The arrival of the ‘Baby Daisy’ vacuum cleaner on the eve of the First World War had promised to rescue West Cork housewives from hours of drudgery and backache. Unlike the mucky old-fashioned method of attempting to remove carpet dirt using wet tealeaves and sawdust – which simply transferred mess from one place to another – and traditional beating – which ‘drove dust into the housewife’s face and hair’ – the ‘Baby’ could apparently suck up ‘every atom’ of dust from carpets, upholstery, furniture and books ‘easily and effectively’. Available for hire at 5 shillings per day from G Levis Vickery of Skibbereen, it could apparently clean your place in that time because you didn’t need to remove carpets, or ‘exert yourself in the least’.

Local advertisement for tips on spring cleaning in the Skibbereen Eagle in 1922.

 

The only problem was it took two people to operate: one to pedal the bellows like crazy, the other to wield the hose!
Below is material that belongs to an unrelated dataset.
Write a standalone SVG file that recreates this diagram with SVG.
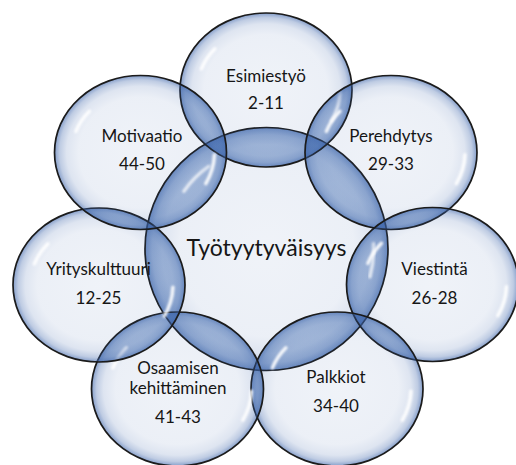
<svg xmlns="http://www.w3.org/2000/svg" xmlns:xlink="http://www.w3.org/1999/xlink" width="516" height="465" viewBox="0 0 516 465">
  <defs>
    <style>
      .body { fill: url(#bubble); stroke: #1b1b1b; stroke-width: 1.7; }
      .lens { fill: #6f93c6; fill-opacity: 0.46; }
      .gleam { fill: none; stroke: #ffffff; stroke-width: 3.5; stroke-linecap: round; opacity: 0.9; filter: url(#soft); }
      text { font-family: Lato, "Liberation Sans", sans-serif; font-size: 17px; fill: #161616; text-anchor: middle; }
      .title { font-size: 23px; }
    </style>
    <radialGradient id="bubble" cx="0.5" cy="0.5" r="0.5">
      <stop offset="0" stop-color="#3c64aa" stop-opacity="0.08"/>
      <stop offset="0.72" stop-color="#3c64aa" stop-opacity="0.1"/>
      <stop offset="0.86" stop-color="#3c64aa" stop-opacity="0.17"/>
      <stop offset="0.94" stop-color="#3c64aa" stop-opacity="0.33"/>
      <stop offset="0.985" stop-color="#3c64aa" stop-opacity="0.55"/>
      <stop offset="1" stop-color="#3c64aa" stop-opacity="0.7"/>
    </radialGradient>
    <filter id="soft" x="-50%" y="-50%" width="200%" height="200%">
      <feGaussianBlur stdDeviation="1"/>
    </filter>
    <!-- highlight streaks of an outer bubble (rx 86, ry 77) -->
    <g id="gleams">
      <path class="gleam" d="M-64.6 -21.1 A68.8 61.6 0 0 1 -51.1 -41.2"/>
      <path class="gleam" d="M73.9 2.3 A74 66.2 0 0 1 65.3 31.1"/>
    </g>
    <!-- highlight streaks of the centre bubble (r 121.5) -->
    <g id="gleams-centre">
      <path class="gleam" d="M-82.6 -57.8 A100.8 100.8 0 0 1 -57.8 -82.6"/>
      <path class="gleam" d="M106.9 -5.6 A107 107 0 0 1 103.4 27.7"/>
    </g>
    <clipPath id="clip-c"><circle cx="266.5" cy="249" r="121.5"/></clipPath>
    <clipPath id="clip-e"><ellipse cx="266" cy="90" rx="86" ry="77"/></clipPath>
    <clipPath id="clip-p"><ellipse cx="391" cy="152.5" rx="86" ry="77"/></clipPath>
    <clipPath id="clip-v"><ellipse cx="432.5" cy="284.5" rx="86" ry="77"/></clipPath>
    <clipPath id="clip-pa"><ellipse cx="337" cy="389" rx="86" ry="77"/></clipPath>
    <clipPath id="clip-o"><ellipse cx="177.5" cy="389" rx="86" ry="77"/></clipPath>
    <clipPath id="clip-y"><ellipse cx="99" cy="285" rx="86" ry="77"/></clipPath>
    <clipPath id="clip-m"><ellipse cx="140.5" cy="152.5" rx="86" ry="77"/></clipPath>
  </defs>

  <rect width="516" height="465" fill="#ffffff"/>

  <!-- tinted overlap areas, under the translucent bubbles -->
  <g id="overlaps">
    <g clip-path="url(#clip-c)">
      <ellipse class="lens" cx="266" cy="90" rx="86" ry="77"/>
      <ellipse class="lens" cx="391" cy="152.5" rx="86" ry="77"/>
      <ellipse class="lens" cx="432.5" cy="284.5" rx="86" ry="77"/>
      <ellipse class="lens" cx="337" cy="389" rx="86" ry="77"/>
      <ellipse class="lens" cx="177.5" cy="389" rx="86" ry="77"/>
      <ellipse class="lens" cx="99" cy="285" rx="86" ry="77"/>
      <ellipse class="lens" cx="140.5" cy="152.5" rx="86" ry="77"/>
    </g>
    <ellipse class="lens" cx="391" cy="152.5" rx="86" ry="77" clip-path="url(#clip-e)"/>
    <ellipse class="lens" cx="432.5" cy="284.5" rx="86" ry="77" clip-path="url(#clip-p)"/>
    <ellipse class="lens" cx="337" cy="389" rx="86" ry="77" clip-path="url(#clip-v)"/>
    <ellipse class="lens" cx="177.5" cy="389" rx="86" ry="77" clip-path="url(#clip-pa)"/>
    <ellipse class="lens" cx="99" cy="285" rx="86" ry="77" clip-path="url(#clip-o)"/>
    <ellipse class="lens" cx="140.5" cy="152.5" rx="86" ry="77" clip-path="url(#clip-y)"/>
    <ellipse class="lens" cx="266" cy="90" rx="86" ry="77" clip-path="url(#clip-m)"/>
  </g>

  <g id="tyotyytyvaisyys">
    <circle class="body" cx="266.5" cy="249" r="121.5"/>
    <use href="#gleams-centre" transform="translate(266.5 249)"/>
    <text class="title" x="266.5" y="256">Työtyytyväisyys</text>
  </g>

  <g id="esimiestyo">
    <ellipse class="body" cx="266" cy="90" rx="86" ry="77"/>
    <use href="#gleams" transform="translate(266 90)"/>
    <text x="266" y="82">Esimiestyö</text>
    <text x="266" y="109">2-11</text>
  </g>

  <g id="perehdytys">
    <ellipse class="body" cx="391" cy="152.5" rx="86" ry="77"/>
    <use href="#gleams" transform="translate(391 152.5)"/>
    <text x="391" y="142">Perehdytys</text>
    <text x="391" y="170">29-33</text>
  </g>

  <g id="viestinta">
    <ellipse class="body" cx="432.5" cy="284.5" rx="86" ry="77"/>
    <use href="#gleams" transform="translate(432.5 284.5)"/>
    <text x="434.5" y="275">Viestintä</text>
    <text x="434.5" y="304">26-28</text>
  </g>

  <g id="palkkiot">
    <ellipse class="body" cx="337" cy="389" rx="86" ry="77"/>
    <use href="#gleams" transform="translate(337 389)"/>
    <text x="336" y="383">Palkkiot</text>
    <text x="336" y="412">34-40</text>
  </g>

  <g id="osaamisen-kehittaminen">
    <ellipse class="body" cx="177.5" cy="389" rx="86" ry="77"/>
    <use href="#gleams" transform="translate(177.5 389)"/>
    <text x="178" y="374">Osaamisen</text>
    <text x="178" y="394">kehittäminen</text>
    <text x="178" y="423">41-43</text>
  </g>

  <g id="yrityskulttuuri">
    <ellipse class="body" cx="99" cy="285" rx="86" ry="77"/>
    <use href="#gleams" transform="translate(99 285)"/>
    <text x="98.5" y="275">Yrityskulttuuri</text>
    <text x="98.5" y="304">12-25</text>
  </g>

  <g id="motivaatio">
    <ellipse class="body" cx="140.5" cy="152.5" rx="86" ry="77"/>
    <use href="#gleams" transform="translate(140.5 152.5)"/>
    <text x="142" y="142">Motivaatio</text>
    <text x="142" y="170">44-50</text>
  </g>
</svg>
Electric vacuum cleaners weren’t common until the late 1960s.

Once your place was clean and papered, Powers of Skibbereen could help with lace curtains, blankets and quilts, and the Corner House with carpets, lino, and blinds, made and fitted ‘at short notice’. Any housewife ‘worthy of the name’ should keep up to date with all the latest furnishings and colour schemes, maintained The Cork Examiner.

By doing this, commented the The Skibbereen Eagle on April 1st 1893, she could transform the family home into ‘a glorified abode, sweet-smelling, fresh, dainty and bright’.